8. Security and Compliance

  • Data Encryption:
    All replicated data is encrypted in transit using TLS 1.2 and can be encrypted at rest on AWS using EBS encryption.

  • Private Connectivity:
    AWS DRS supports replication over private connectivity options such as Direct Connect, VPN, or VPC peering, ensuring that data does not traverse the public internet if not desired.

  • Compliance Tools:
    Leveraging AWS’s built-in security, monitoring, and compliance services helps meet regulatory requirements and protect your data throughout the disaster recovery process.

9. Conclusion

AWS Elastic Disaster Recovery (AWS DRS) is a comprehensive disaster recovery solution that offers fast, reliable, and cost-effective recovery for a wide range of applications. By continuously replicating data to a staging area in AWS, it ensures that your IT systems can be restored quickly during outages—whether due to hardware failures, natural disasters, or even ransomware attacks.

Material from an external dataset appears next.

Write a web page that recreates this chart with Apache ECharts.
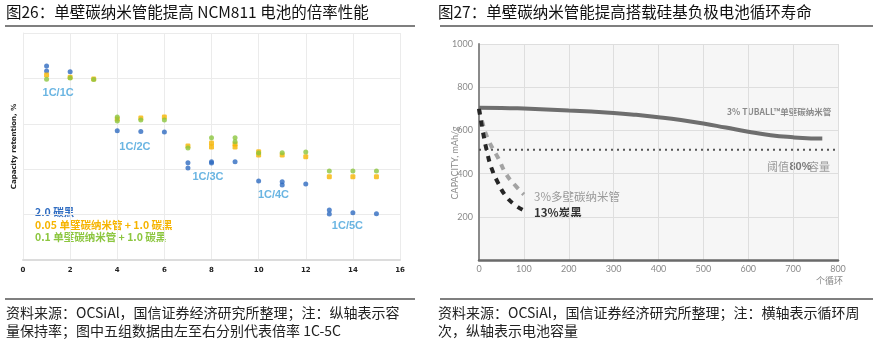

Its unified process for testing, recovery, and failback, combined with scalable pricing and robust security measures, makes it an attractive option for businesses looking to enhance their resilience and maintain continuity.

Whether you’re migrating from on-premises environments, safeguarding cloud workloads, or ensuring cross-region resilience, AWS DRS provides the tools and flexibility necessary to protect critical systems with minimal downtime and data loss.